Welcome back, and we are pleased to highlight another strong quarter of returns for the capital markets. Equities delivered positive results with US large-cap and emerging-market stocks being the standouts. Credit markets also added to the gains tally from last quarter, especially in the high-yield space. And even sovereign bonds registered positive results in the face of a more risk-on tone for the markets. The comeback in the equity markets since the lows attained this spring has been remarkable.

While it took over 2,000 days for global equities to regain their prior peak following the global financial crisis, it only took roughly one-tenth of the time to retrace the losses inflicted by the coronavirus. The market’s strong move upward has been aided by better economic data, improving news on the pandemic and some economies reopening.

The key elements underlying this healing have been the three pillars of recovery that we have discussed throughout the pandemic: the first being our efforts to flatten the viral curve; the second, to support the victims of social distancing from our largely shut down economies; and, lastly, to reopen up capital markets and liquidity.

While these efforts have had a material degree of success and the US Federal Reserve Bank has been clear in its intentions to do all they can, some cracks in the first two pillars remain. With the recent uptick in COVID-19 cases in the US and parts of Europe, it’s clear we are not entirely out of harm’s way yet. And there’s disagreement over the level and substance of additional fiscal stimulus among key governmental leaders. That’s unfortunate because we believe there’s still a lot of fiscal support needed to get economies back on firmer footing.

Which again leads us to the critical question of whether the fiscal and monetary bridge being built will be long and strong enough to effectively get us to the other side of the virus’ impact.

Our view is this will ultimately occur, but we acknowledge that challenges persist. Plus, we have a pivotal election on the horizon.

The reliance on fiscal policy makes the upcoming 2020 US election important. Passing fiscal stimulus earlier in the crisis was easier, but this process has become harder as opposing parties have become entrenched and divided.

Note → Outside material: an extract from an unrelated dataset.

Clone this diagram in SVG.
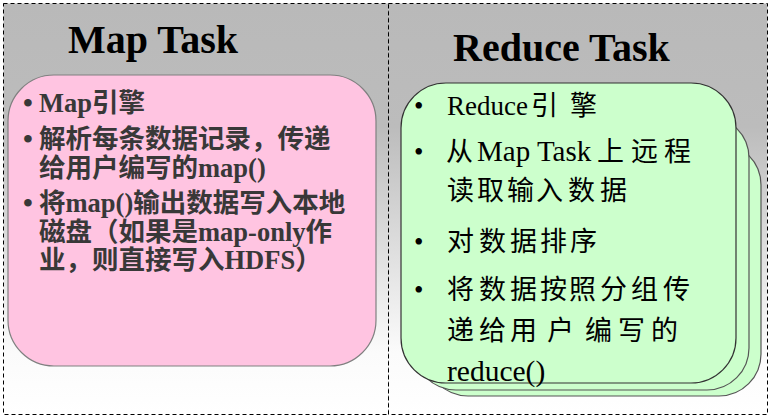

The two split-party scenarios worry us the most because gridlock usually makes it more difficult to pass legislation.

Conversely, in either scenario of a full sweep of the White House and Senate, we would expect the momentum to pass needed stimulus measures would be enhanced, given party unity.

One by-product of the equity market’s recovery, especially in key US large-cap indices, has been the high degree of concentration driven by a narrow group of stocks. In fact, the concentration level in the S&P 500 Index from its top 10 largest stocks hit a new high of nearly 30% in August.

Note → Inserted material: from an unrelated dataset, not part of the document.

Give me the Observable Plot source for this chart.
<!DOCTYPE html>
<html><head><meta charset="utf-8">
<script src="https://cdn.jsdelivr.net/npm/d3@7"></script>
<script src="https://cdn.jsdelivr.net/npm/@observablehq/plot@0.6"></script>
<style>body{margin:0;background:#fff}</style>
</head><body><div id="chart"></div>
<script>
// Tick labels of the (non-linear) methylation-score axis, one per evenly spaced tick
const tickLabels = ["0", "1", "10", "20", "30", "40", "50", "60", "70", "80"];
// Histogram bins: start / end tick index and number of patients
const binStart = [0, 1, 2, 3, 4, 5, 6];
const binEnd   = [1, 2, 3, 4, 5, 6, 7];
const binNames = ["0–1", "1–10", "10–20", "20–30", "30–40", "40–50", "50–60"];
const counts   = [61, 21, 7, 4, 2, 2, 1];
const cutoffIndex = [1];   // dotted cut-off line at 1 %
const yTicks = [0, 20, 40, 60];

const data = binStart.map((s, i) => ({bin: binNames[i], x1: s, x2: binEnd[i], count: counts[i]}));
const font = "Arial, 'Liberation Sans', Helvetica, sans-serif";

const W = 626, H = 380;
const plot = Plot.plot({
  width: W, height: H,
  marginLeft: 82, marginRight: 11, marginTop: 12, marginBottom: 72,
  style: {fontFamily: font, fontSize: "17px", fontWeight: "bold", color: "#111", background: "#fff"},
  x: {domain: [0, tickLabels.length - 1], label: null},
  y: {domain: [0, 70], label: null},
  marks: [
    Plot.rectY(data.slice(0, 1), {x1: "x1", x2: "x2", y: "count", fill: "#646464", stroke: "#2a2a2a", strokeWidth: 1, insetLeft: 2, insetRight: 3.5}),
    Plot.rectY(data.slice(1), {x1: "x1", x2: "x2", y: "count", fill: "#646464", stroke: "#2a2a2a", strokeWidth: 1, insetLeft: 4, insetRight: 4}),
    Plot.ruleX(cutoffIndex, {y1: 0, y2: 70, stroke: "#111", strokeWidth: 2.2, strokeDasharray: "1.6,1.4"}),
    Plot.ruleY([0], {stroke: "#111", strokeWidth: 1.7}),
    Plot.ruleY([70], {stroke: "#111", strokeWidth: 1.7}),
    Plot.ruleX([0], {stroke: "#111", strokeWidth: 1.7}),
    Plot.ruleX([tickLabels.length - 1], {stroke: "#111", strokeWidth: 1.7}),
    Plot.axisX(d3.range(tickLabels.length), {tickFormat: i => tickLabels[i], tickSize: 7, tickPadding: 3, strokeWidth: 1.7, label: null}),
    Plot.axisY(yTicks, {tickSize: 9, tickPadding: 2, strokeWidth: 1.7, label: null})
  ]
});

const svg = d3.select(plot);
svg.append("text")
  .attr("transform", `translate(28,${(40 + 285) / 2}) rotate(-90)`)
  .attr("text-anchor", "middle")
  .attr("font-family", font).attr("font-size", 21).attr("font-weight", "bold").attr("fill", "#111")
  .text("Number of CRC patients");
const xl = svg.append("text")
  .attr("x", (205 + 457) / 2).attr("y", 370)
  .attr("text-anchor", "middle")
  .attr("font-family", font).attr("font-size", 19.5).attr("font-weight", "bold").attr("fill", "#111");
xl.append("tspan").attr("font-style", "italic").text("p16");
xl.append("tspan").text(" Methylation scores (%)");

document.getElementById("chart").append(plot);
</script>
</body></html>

While it is not entirely surprising many of these stocks attained such size in the index, given the economic success that they’ve achieved, we view a degree of diversification as prudent, especially if investors expand their search to other less-traveled areas of the market.

Regardless of where investors seek future opportunities, our view is that a quality approach is now appropriate. Specifically, the attributes we deem most critical are companies that have enduring profitability, strong balance sheets and the ability to generate high levels of free cash flow.

And the good news? You can find such stocks within both the value and growth styles. One path that lends itself to finding quality companies is through a thematic approach, focusing on sustainable trends. Fast-growing areas such as digital payments and the usage of electric vehicles are expected to be rewarding and they are not highly reliant on economic growth.

Another effective way to find quality companies is to seek those with persistent earnings growth. Companies that are capable of growing earnings by at least 10% over a five-year period are extremely rare. But those that do typically deliver strong returns.

Another area that should not be overlooked is smaller-cap stocks. History has shown that this asset class has done well in recoveries and has meaningfully outperformed their large-cap counterparts in periods of economic recovery.

Also, stocks outside the US provide another opportunity that is less crowded. Over the last 10 calendar years, 75% of the world’s top 50 performing stocks have been domiciled outside the US. And that’s an average. Some years, the percentage has been in the 90s! Having a discerning lens in this, and all equity markets, is a sound approach.

And there are sound measures investors can take within fixed income. In a low-interest-rate environment, finding compelling yields to meet income or other needs can be a challenge. But select opportunities remain and are best found utilizing a multi-sector approach beyond owning only sovereign bonds. Adding certain credit sectors as a complement to government bonds is our best advice to participate and defend in the fixed-income markets.

Well, this has certainly been an exciting quarter in an already historic year and our timeless advice remains—be global, be selective and be active. Thanks so much. Please stay healthy and we will talk soon.